» EXERCISE AIM: "this" appears in how many lines of the entries? State only the number.

» MATERIALS PROVIDED:
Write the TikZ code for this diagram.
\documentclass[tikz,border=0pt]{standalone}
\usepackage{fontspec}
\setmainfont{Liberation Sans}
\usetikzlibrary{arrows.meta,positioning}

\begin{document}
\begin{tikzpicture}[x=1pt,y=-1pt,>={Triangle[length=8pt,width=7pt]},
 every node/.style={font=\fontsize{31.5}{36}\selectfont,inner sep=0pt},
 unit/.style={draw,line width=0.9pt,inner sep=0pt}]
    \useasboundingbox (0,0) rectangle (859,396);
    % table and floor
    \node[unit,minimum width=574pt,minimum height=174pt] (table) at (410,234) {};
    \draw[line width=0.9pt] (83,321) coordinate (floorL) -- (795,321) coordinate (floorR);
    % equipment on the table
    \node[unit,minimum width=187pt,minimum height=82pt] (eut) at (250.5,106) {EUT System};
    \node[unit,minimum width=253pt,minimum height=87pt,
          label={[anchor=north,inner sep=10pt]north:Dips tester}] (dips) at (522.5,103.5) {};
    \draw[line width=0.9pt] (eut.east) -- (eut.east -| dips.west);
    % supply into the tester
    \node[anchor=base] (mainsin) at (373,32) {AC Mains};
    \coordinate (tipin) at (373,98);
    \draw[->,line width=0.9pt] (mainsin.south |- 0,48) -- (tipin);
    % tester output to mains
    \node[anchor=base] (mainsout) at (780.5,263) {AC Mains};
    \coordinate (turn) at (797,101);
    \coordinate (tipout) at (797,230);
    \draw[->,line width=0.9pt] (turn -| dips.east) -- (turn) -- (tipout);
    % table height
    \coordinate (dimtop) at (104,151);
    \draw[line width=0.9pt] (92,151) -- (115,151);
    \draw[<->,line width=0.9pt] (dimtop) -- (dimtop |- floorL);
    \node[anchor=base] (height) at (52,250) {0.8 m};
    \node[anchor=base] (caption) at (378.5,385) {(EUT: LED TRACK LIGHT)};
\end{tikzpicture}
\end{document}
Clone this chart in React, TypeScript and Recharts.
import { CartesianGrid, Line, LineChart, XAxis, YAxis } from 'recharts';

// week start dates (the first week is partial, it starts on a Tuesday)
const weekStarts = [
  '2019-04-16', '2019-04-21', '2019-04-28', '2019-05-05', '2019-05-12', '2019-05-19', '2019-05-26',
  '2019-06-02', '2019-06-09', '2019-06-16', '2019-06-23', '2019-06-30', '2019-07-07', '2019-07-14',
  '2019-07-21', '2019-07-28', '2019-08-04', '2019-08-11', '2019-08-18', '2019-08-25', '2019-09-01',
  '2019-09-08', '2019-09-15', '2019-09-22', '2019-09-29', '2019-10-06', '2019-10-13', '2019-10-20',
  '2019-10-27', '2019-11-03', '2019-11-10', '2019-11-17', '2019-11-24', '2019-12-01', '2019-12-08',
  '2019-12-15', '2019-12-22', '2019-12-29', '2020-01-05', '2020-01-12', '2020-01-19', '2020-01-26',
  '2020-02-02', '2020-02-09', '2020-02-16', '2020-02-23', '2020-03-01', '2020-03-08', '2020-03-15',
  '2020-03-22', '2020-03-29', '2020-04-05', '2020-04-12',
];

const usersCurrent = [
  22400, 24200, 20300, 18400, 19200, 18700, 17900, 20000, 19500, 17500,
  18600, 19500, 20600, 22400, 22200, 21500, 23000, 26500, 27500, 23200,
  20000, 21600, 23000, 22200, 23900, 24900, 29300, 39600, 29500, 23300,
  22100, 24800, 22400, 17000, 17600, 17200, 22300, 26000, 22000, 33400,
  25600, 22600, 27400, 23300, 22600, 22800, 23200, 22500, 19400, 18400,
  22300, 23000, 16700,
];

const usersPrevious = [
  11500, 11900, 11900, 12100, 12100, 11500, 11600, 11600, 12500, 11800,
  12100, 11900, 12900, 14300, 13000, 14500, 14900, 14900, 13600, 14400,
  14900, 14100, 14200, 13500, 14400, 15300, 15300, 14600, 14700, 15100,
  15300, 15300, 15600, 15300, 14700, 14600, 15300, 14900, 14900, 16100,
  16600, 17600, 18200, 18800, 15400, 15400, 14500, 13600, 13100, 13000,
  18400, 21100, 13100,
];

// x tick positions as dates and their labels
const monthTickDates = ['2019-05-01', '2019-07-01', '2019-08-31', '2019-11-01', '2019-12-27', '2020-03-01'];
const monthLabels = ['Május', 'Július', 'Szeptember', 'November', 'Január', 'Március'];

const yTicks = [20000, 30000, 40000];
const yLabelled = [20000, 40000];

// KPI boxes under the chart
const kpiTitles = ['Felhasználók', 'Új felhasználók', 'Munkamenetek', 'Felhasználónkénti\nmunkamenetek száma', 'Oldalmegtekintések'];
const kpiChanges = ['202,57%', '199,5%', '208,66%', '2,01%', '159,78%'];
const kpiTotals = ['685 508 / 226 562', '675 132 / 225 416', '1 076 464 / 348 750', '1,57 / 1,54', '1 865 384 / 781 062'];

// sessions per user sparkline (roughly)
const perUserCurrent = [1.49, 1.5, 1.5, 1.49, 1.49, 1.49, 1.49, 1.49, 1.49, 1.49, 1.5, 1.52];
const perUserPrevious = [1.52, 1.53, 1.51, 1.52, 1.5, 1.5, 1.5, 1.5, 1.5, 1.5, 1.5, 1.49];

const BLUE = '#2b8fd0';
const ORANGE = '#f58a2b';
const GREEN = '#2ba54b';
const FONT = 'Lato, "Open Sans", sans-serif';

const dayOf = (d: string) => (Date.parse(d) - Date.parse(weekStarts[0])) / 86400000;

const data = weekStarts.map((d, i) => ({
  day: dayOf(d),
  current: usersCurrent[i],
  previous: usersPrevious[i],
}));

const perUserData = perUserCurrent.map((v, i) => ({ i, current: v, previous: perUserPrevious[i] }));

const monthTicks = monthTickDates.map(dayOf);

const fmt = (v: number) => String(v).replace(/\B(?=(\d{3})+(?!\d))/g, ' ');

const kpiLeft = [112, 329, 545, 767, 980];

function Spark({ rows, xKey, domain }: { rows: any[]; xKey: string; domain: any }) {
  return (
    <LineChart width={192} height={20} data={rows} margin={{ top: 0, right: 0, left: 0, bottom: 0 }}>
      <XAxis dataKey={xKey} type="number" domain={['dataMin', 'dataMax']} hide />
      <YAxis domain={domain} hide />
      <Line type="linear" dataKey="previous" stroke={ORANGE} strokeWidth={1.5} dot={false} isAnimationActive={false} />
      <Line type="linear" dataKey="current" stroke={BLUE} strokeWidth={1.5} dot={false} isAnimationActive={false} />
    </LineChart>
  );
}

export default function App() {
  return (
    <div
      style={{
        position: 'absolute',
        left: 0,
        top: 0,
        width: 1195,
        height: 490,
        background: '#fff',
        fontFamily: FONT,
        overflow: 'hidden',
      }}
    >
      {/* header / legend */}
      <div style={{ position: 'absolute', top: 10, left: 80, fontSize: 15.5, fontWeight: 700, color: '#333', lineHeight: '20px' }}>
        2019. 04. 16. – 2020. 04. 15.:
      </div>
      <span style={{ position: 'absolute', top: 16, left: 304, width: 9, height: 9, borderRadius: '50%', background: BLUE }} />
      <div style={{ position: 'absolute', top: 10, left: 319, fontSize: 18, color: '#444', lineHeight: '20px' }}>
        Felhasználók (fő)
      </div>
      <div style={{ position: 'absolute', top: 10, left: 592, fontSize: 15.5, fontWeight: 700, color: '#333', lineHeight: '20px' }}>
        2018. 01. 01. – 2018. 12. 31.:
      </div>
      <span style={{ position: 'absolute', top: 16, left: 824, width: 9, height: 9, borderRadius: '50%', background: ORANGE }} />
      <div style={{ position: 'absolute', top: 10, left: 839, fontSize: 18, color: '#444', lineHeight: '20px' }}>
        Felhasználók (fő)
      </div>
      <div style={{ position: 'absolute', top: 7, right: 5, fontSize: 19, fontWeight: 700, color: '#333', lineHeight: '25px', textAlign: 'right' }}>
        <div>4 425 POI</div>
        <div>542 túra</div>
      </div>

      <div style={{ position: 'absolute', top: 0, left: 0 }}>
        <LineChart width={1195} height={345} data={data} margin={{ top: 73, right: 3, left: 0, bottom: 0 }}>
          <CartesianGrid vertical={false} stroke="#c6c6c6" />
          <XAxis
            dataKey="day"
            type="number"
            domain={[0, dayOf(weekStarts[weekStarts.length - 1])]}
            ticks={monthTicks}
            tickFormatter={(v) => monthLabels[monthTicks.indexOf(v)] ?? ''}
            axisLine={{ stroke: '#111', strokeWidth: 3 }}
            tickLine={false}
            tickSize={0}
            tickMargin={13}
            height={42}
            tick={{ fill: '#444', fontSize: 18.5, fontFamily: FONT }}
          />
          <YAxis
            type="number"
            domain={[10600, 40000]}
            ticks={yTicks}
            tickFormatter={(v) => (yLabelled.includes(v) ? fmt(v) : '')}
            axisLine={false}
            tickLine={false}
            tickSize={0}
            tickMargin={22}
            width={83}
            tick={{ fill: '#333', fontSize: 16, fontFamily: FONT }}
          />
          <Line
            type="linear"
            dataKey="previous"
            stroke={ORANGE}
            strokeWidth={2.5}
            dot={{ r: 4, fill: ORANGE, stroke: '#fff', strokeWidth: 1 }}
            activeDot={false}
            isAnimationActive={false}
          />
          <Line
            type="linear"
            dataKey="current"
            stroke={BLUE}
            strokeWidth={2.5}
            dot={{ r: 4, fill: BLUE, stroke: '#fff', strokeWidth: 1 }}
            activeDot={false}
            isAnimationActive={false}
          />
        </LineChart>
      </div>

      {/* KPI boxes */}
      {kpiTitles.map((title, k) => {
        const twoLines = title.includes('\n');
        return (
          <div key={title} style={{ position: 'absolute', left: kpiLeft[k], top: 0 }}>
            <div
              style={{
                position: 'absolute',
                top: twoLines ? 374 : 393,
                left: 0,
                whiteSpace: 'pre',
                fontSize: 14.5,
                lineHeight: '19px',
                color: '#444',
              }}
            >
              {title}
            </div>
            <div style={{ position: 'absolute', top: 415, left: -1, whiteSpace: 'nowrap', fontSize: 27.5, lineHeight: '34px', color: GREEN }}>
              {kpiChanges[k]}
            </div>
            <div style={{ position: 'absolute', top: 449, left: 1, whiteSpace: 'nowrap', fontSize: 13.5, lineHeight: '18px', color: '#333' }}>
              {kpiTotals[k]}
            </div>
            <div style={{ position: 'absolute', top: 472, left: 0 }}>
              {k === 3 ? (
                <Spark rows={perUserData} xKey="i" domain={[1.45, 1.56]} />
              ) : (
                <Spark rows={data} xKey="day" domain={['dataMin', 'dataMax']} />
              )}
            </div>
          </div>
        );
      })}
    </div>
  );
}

» RESULT OF THE EXERCISE: 2